I declared myself undecided right into the final week before the convention although the Chrétien organizers must have known I was a lock, otherwise there would have been more free beer. Determined to thoroughly research each of the candidates as well as I could, I attended a small delegate meeting with Paul Martin. Without the confidence to ask any questions of my own, I listened carefully to his responses and watched the way he moved his eyes, his hands, the papers in front on him on the boardroom table. The gathering was scheduled very early the morning news broke that Chrétien’s adopted son had been charged with a sexual assault related offense. One of the delegates at the table mentioned it and we realized that this was the first Martin had heard of it. At that moment, I sympathized with both men. I wondered what must be going through Martin’s mind. Did he feel pity for his opponent? Was he worried about what this could mean in terms of press for the leadership convention?
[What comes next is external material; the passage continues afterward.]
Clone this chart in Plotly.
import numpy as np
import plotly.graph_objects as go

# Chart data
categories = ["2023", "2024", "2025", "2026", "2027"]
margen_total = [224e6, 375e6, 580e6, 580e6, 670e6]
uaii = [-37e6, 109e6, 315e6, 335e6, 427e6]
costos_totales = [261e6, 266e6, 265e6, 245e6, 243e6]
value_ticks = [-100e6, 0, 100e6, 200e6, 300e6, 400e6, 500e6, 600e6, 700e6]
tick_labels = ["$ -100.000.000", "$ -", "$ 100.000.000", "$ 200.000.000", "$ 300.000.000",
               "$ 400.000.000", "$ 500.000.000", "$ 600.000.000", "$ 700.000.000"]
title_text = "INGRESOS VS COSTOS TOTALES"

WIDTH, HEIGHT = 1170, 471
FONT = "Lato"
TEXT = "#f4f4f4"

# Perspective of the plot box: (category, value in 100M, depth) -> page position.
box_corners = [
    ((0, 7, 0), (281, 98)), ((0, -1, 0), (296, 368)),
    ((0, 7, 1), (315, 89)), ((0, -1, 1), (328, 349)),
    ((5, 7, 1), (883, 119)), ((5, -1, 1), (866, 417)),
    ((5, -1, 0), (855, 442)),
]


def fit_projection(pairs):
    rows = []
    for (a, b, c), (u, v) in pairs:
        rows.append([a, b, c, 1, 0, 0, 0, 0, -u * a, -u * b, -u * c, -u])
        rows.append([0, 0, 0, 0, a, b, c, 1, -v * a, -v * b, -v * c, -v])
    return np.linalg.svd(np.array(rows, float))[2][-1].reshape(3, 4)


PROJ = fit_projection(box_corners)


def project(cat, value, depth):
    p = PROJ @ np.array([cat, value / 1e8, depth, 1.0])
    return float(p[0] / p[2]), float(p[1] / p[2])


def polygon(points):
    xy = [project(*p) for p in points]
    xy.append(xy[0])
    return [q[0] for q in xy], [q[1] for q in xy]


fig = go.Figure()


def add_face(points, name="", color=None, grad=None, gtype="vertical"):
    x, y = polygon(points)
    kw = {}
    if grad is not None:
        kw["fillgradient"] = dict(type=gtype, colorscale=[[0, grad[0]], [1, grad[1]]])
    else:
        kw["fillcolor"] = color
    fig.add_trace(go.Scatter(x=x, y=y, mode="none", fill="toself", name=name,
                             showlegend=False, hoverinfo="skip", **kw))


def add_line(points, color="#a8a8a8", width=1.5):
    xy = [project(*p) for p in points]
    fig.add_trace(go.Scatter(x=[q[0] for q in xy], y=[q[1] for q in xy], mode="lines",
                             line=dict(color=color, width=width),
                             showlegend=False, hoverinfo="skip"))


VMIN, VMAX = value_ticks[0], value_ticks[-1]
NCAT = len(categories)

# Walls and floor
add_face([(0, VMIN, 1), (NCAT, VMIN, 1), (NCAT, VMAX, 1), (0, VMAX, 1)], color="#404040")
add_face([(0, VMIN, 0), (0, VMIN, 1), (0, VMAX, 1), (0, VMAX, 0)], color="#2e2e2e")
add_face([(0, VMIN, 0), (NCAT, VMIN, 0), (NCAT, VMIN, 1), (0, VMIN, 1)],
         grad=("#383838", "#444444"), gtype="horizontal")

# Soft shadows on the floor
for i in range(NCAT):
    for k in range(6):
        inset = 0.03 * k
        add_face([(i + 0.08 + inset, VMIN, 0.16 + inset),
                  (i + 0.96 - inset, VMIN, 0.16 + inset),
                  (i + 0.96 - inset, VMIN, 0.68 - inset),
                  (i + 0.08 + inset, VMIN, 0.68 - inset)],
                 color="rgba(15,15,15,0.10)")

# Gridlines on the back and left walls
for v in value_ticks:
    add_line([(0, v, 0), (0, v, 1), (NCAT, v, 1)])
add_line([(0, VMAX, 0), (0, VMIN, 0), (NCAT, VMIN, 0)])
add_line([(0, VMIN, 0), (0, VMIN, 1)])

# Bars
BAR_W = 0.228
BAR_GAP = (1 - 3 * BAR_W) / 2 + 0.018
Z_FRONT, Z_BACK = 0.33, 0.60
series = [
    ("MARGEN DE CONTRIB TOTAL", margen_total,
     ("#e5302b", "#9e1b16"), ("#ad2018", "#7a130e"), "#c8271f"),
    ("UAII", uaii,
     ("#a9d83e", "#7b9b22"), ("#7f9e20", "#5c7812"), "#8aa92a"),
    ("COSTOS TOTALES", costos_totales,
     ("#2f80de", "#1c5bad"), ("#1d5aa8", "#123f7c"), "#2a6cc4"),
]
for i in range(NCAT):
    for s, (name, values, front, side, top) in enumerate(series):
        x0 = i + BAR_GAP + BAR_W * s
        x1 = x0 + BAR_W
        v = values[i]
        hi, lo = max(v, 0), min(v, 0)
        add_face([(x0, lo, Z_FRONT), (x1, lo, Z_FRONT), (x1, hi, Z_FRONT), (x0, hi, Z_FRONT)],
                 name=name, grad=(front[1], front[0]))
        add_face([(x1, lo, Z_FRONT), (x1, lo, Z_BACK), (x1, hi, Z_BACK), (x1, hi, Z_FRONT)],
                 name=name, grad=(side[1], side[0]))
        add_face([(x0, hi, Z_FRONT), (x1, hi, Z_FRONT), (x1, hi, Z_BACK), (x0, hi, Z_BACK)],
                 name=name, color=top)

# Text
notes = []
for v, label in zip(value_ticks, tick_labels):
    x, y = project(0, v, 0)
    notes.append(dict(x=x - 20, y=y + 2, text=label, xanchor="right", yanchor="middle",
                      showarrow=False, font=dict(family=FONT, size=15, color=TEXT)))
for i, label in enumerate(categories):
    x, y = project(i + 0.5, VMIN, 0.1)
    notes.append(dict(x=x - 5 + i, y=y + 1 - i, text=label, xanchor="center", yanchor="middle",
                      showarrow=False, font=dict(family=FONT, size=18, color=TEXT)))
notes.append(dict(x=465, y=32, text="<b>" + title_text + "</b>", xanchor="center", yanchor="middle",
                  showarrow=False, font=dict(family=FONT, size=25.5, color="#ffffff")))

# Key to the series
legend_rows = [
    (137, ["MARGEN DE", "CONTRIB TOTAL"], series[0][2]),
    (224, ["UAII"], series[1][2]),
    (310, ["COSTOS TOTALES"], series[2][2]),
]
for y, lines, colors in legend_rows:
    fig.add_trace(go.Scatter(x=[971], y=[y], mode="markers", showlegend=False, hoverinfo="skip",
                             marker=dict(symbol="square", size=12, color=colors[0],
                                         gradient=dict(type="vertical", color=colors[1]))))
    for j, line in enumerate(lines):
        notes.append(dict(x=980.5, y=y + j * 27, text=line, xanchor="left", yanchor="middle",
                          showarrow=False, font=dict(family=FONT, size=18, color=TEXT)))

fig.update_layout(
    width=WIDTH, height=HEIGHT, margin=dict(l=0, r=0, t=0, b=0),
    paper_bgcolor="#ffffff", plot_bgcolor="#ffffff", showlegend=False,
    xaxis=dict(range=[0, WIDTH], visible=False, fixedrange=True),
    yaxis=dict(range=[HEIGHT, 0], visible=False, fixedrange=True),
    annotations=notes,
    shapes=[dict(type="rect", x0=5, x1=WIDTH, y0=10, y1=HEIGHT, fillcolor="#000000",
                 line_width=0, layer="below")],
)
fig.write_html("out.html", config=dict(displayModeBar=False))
Was this an opportunity for him to seize? He paused for a moment, obviously in shock, listened to the details, eyed his aid and said nothing. I admired his prudence in that moment. It was one of those times a politician had no choices. There was nothing he could say or do that would be right.

During the convention itself, the party was buzzing. Even in Calgary (a rather strange place for 4500 liberals to gather) normally apolitical people were getting caught up in the excitement. I slipped out of the Saddledome right before the ballot counts were announced and passed my pal’s photo id to his twin brother waiting in the parking lot. He knew history was being made and also wanted to bear witness.

When Martin was led in by a small group of smartly dressed horn musicians, it was over for me. While his style was tempting and his campaign polished, a handful of people had orchestrated the campaign and they had affected only a segment of the party; it was evident he would never be able to move millions. Chrétien was larger than life, willing and able to sell the whole country his vision with the hallmark “We can be different and equal at the same time!”

The difference between a government led by Martin and one led by Chrétien was clear, and hindsight tells us we were right. Chrétien’s win and Martin’s subsequent support of Chrétien’s leadership changed politics for the fifteen years that followed. There existed considerable national issues at the time and with the Liberals poised to win the next election, the leadership choice became crucial.

Maybe that’s the reason for my disinterest this time around. This year we’re not electing a powerhouse to lead us to victory after sustaining a decade of Tory majority. The new liberal leader, whether it’s Ignatief or Rae will only be the point man for Harper-sparring in the house, killing time until the public is at once tired of the Conservatives and ready to trust our party again.

I nearly nodded off watching Rae’s promo video on the party site and learned little more from the Ignatief video. The latter was mostly music and applause but I did catch his bold “out of the cab and into the lab” remark intended to promote his support for new immigrants seeking professional work. But even this concept is not fresh as a variation on it is included in the platforms of many other candidates.

Accusations that Ignatieff is an opportunist, simply looking for a cool new C.V. bullet could actually work out for the Liberals. No one could be more effective in making Harper appear parochial and ill-informed. He may be just what we need for the interim, until it’s time to begin planning the next great leadership race.

3 Comments:

Blogger Tricia Dower said...

Hey, there's a genuine political activist among us. Good for you, Anna. A friend left for the NDP convention today. Can't wait to hear the stories. How did you gain entry to the Liberal convention you wrote about.

Thu Sep 07, 03:09:00 am GMT-4  
Blogger Andrew Tibbetts said...

Anna, I read your article and it occured to me that in the age of the internet nothing is special. Everything takes a split second to access. Google takes you anywhere. Effort's ability to sweeten the results of any search is discarded. You feel the same way about politics as I feel about movies. I'm shocked at how unexcited I am lately. The mystery is gone. I feel this way about politics too, but I'm not shocked at myself for that. That one feels deserved and a long time coming. I don't like to be cynical though, so I'm hoping something will shake me up.

Thu Sep 07, 10:22:00 am GMT-4  
Blogger J.A. McDougall said...

Yes, Andrew the pleasure is in the effort at times. Thanks for commenting you two. This is a passionate subject for me, a borderline addition when I allow it to overtake me. I gained access as a voting delegate by running for election at school. Each riding association (and post secondary institute) may elect a predetermined number of delegates to repressent them at the convention. This time all members may vote directly as well. Tricia, I hope you are able to share some NDP anecdotes here also.